The articles “a”, “an”, and “the” as used herein and in the appended claims are used herein to refer to one or to more than one (i.e., to at least one) of the grammatical object of the article unless the context clearly indicates otherwise. By way of example, “an element” means one element or more than one element.
The phrase “and/or,” as used herein in the specification and in the claims, should be understood to mean “either or both” of the elements so conjoined, i.e., elements that are conjunctively present in some cases and disjunctively present in other cases. Multiple elements listed with “and/or” should be construed in the same fashion, i.e., “one or more” of the elements so conjoined. Other elements may optionally be present other than the elements specifically identified by the “and/or” clause, whether related or unrelated to those elements specifically identified. Thus, as a non-limiting example, a reference to “A and/or B”, when used in conjunction with open-ended language such as “comprising” can refer, in one embodiment, to A only (optionally including elements other than B); in another embodiment, to B only (optionally including elements other than A); in yet another embodiment, to both A and B (optionally including other elements); etc.

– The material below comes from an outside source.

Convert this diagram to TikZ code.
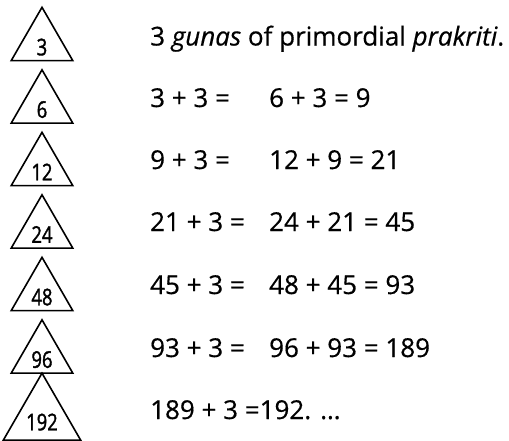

As used herein in the specification and in the claims, “or” should be understood to have the same meaning as “and/or” as defined above. For example, when separating items in a list, “or” or “and/or” shall be interpreted as being inclusive, i.e., the inclusion of at least one, but also including more than one, of a number or list of elements, and, optionally, additional unlisted items. Only terms clearly indicated to the contrary, such as “only one of” or “exactly one of,” or, when used in the claims, “consisting of,” will refer to the inclusion of exactly one element of a number or list of elements. In general, the term “or” as used herein shall only be interpreted as indicating exclusive alternatives (i.e., “one or the other but not both”) when preceded by terms of exclusivity, such as “either,” “one of,” “only one of,” or “exactly one of.”
Any suitable combination(s) of any disclosed embodiments and/or any suitable portion(s) thereof are contemplated herein as appreciated by those having ordinary skill in the art in view of this disclosure.
The embodiments of the present disclosure, as described above and shown in the drawings, provide for improvement in the art to which they pertain. While the apparatus and methods of the subject disclosure have been shown and described, those skilled in the art will readily appreciate that changes and/or modifications may be made thereto without departing from the scope of the subject disclosure.